Loafers Lodge fire: Man rescued from roof describes scramble to safety

Author
Melissa Nightingale,
Publish Date
Mon, 22 May 2023, 2:24pm

A man rescued from the roof of a burning hostel in Wellington says he can barely eat and sleep after the traumatising incident.

Toetu Saili had planned to move out the day before a deadly fire broke out in Loafers Lodge, Newtown, but hadn’t had a chance to talk to the building manager yet, so was still there in the early hours of Tuesday last week. He had been living there for about four months.

The fact he was still in the building is something that now haunts Saili, who tries not to remember the “wild” and “raging” fire he scrambled to escape from.

The fire started - allegedly by arson - about 12.30am that morning, and killed at least five people. Police do not have a confirmed number of dead due to the difficulty in searching through the debris in the charred building on Adelaide Rd.

A 48-year-old man has been charged with two counts of arson over the blaze.

He appeared in the Wellington District Court on Friday and was granted interim name suppression and remanded in custody to reappear in court next month.

Saili’s room was on the top mezzanine floor. He was asleep that night and woke to fire alarms going off. He came out of his room but saw nothing, so went back to sleep.

“I’m used to those alarms going off because someone’s either smoking or cooking,” he told the Herald.

Toetu Saili was rescued off the roof of Loafers Lodge.

Toetu Saili was rescued off the roof of Loafers Lodge.

The alarm he heard is understood to be that of a small couch fire on the third floor, that did not eventuate to anything and was not reported to Fire and Emergency New Zealand.

Saili was awoken again about 12.30 to the alarms blaring, but this time he knew something was wrong. His room was filled with smoke and the floor he was lying on was hot.

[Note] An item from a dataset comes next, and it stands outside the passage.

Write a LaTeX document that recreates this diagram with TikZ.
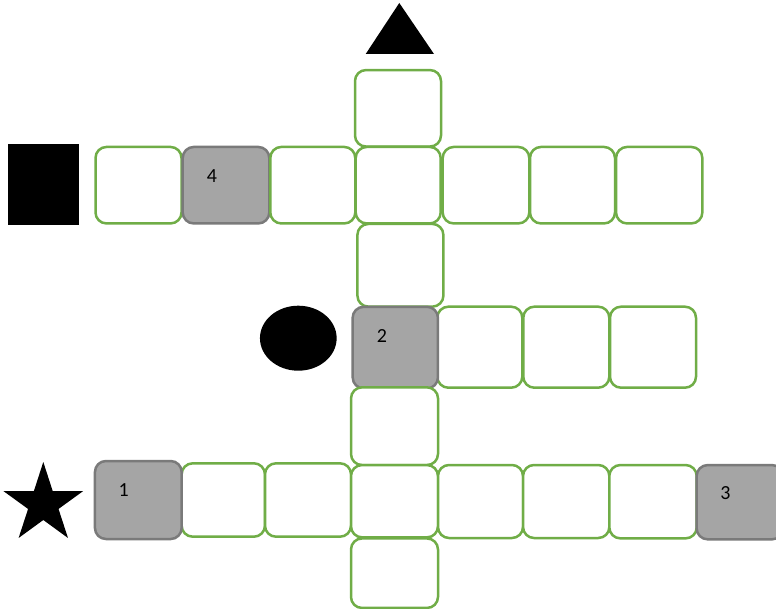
\documentclass[tikz,border=0pt]{standalone}
\usepackage{fontspec}
\setmainfont{Carlito}
\usetikzlibrary{shapes.geometric,calc}
\definecolor{cellgreen}{HTML}{70AD47}
\definecolor{cellgray}{HTML}{A5A5A5}
\definecolor{cellgrayline}{HTML}{7A7A7A}
\tikzset{
  cell/.style={draw=cellgreen, line width=2.5pt, rounded corners=11pt, fill=white, inner sep=0pt},
  graycell/.style={draw=cellgrayline, line width=2.5pt, rounded corners=11pt, fill=cellgray, inner sep=0pt},
  numlabel/.style={inner sep=0pt, font=\fontsize{20}{24}\selectfont},
}
\newcommand{\cellbox}[6]{% style, name, cx, cy, w, h
  \node[#1, minimum width=#5pt, minimum height=#6pt] (#2) at (#3,#4) {};}
\begin{document}
\begin{tikzpicture}[x=1pt,y=-1pt]
\useasboundingbox (0,0) rectangle (776,609);
\clip (0,0) rectangle (776,609);
% symbols
\coordinate (tri) at (399.3,29);
\fill[black] (399.3,3) -- (434,54) -- (365.7,54) -- cycle;
\node[fill=black, minimum width=71pt, minimum height=80.7pt, inner sep=0pt] (sq) at (43.2,184.7) {};
\node[fill=black, ellipse, minimum width=76.7pt, minimum height=65pt, inner sep=0pt] (circ) at (298.3,338.2) {};
\coordinate (st) at (43.3,504);
\fill[black] ($(st)+(-90:42)$)
  \foreach \k in {0,...,4} { -- ($(st)+(-90+72*\k:42)$) -- ($(st)+(-54+72*\k:16)$) } -- cycle;
% top column
\cellbox{cell}{t1}{398}{108.3}{86}{76.5}
% row 1
\cellbox{cell}{r1a}{138.5}{185.2}{86}{76.5}
\cellbox{graycell}{r1b}{226}{185.2}{86.6}{76.5}
\cellbox{cell}{r1c}{312.8}{185.2}{85}{76.5}
\cellbox{cell}{r1d}{398.2}{185.2}{85}{76.5}
\cellbox{cell}{r1e}{486}{185.2}{86.6}{76.5}
\cellbox{cell}{r1f}{572.5}{185.2}{85}{76.5}
\cellbox{cell}{r1g}{659.2}{185.2}{86.3}{76.5}
% below centre
\cellbox{cell}{c1}{400.4}{265.3}{86}{82.7}
% row 2
\cellbox{cell}{r2b}{479.8}{347.2}{85}{81}
\cellbox{cell}{r2c}{566.3}{347.2}{86}{81}
\cellbox{cell}{r2d}{653}{347.2}{86}{81}
\cellbox{graycell}{r2a}{395.3}{347.6}{85.3}{81.6}
% below gray 2
\cellbox{cell}{c2}{394.5}{426.2}{87}{77.7}
% row 3
\cellbox{cell}{r3b}{223.3}{500}{83.3}{73.4}
\cellbox{cell}{r3c}{308}{500}{86}{73.4}
\cellbox{cell}{r3d}{394.5}{501.2}{87}{72.3}
\cellbox{cell}{r3e}{480.5}{501.5}{85}{73}
\cellbox{cell}{r3f}{566.2}{501.5}{86.3}{73}
\cellbox{cell}{r3g}{653}{501.7}{87.4}{73.3}
\cellbox{graycell}{r3a}{138.3}{500}{86.7}{78}
\cellbox{graycell}{r3h}{739.8}{502.2}{86.3}{74.3}
% bottom
\cellbox{cell}{c3}{394.5}{573.2}{87}{69.5}
% labels
\node[numlabel] (l4) at ($(r1b.north west)+(30.5,30)$) {4};
\node[numlabel] (l2) at ($(r2a.north west)+(30.5,30)$) {2};
\node[numlabel] (l1) at ($(r3a.north west)+(30,30)$) {1};
\node[numlabel] (l3) at ($(r3h.north west)+(30,29.5)$) {3};
\end{tikzpicture}
\end{document}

“I went to open the door to come out through the hallway. The whole place was engulfed with smoke.”

Smoke was rushing up the stairs and Saili said he could see flames in the room opposite his in the hallway.

He retreated into his room and called 111.

“The guy I was talking to told me ‘if you stay in your room, get as low as you can’.”

But the floor was getting even hotter and the smoke was becoming thicker.

“I couldn’t breathe anymore, I had to get out.”

He started winding open his bedroom window, managing to create what he estimated to be about a 30cm opening. Saili did not think he would fit through, but was able to squeeze out of the gap and on to the roof outside.

“I wasn’t going to die in that fire,” he said.

Across the other side of the roof he could see a fire truck with a ladder reaching up to the roof. He made his way over and banged on the cage atop the ladder until a rescuer noticed him, and brought him to safety.

Saili said all that was going through his mind as he tried to escape the burning building was: “I’m dying, I’m definitely dead.”

He said when he was rescued he felt a mixture of emotions. “Relieved I was still f***ing breathing. Angry because I lost all my shit.”

The scene outside Loafers Lodge after the deadly fire that swept through the building on Adelaide Rd, Wellington. Photo / Mark Mitchell

The scene outside Loafers Lodge after the deadly fire that swept through the building on Adelaide Rd, Wellington. Photo / Mark Mitchell

Since then, he hasn’t been able to sleep or eat properly due to the trauma he suffered, and said his thoughts were always somewhere else.

“I shut my eyes for a minute and I’m back in that place,” he said.

He tries not to think of the fire, but said it was “bad”.

“It was wild. It was raging.”

He regrets not moving out, but hadn’t wanted to lose his bond money by moving without talking to the manager first.

“Shoulda woulda coulda,” he said.

“I should have moved the day before. I should have heeded that f***ing warning when I woke up first... there’s a lot of what ifs.

“All I want to do is get back [to the hostel] and see if my room’s all right. I don’t think so.”

He said it was “really sad” that people had died in the fire.

“Nobody went to sleep that night thinking they would die.”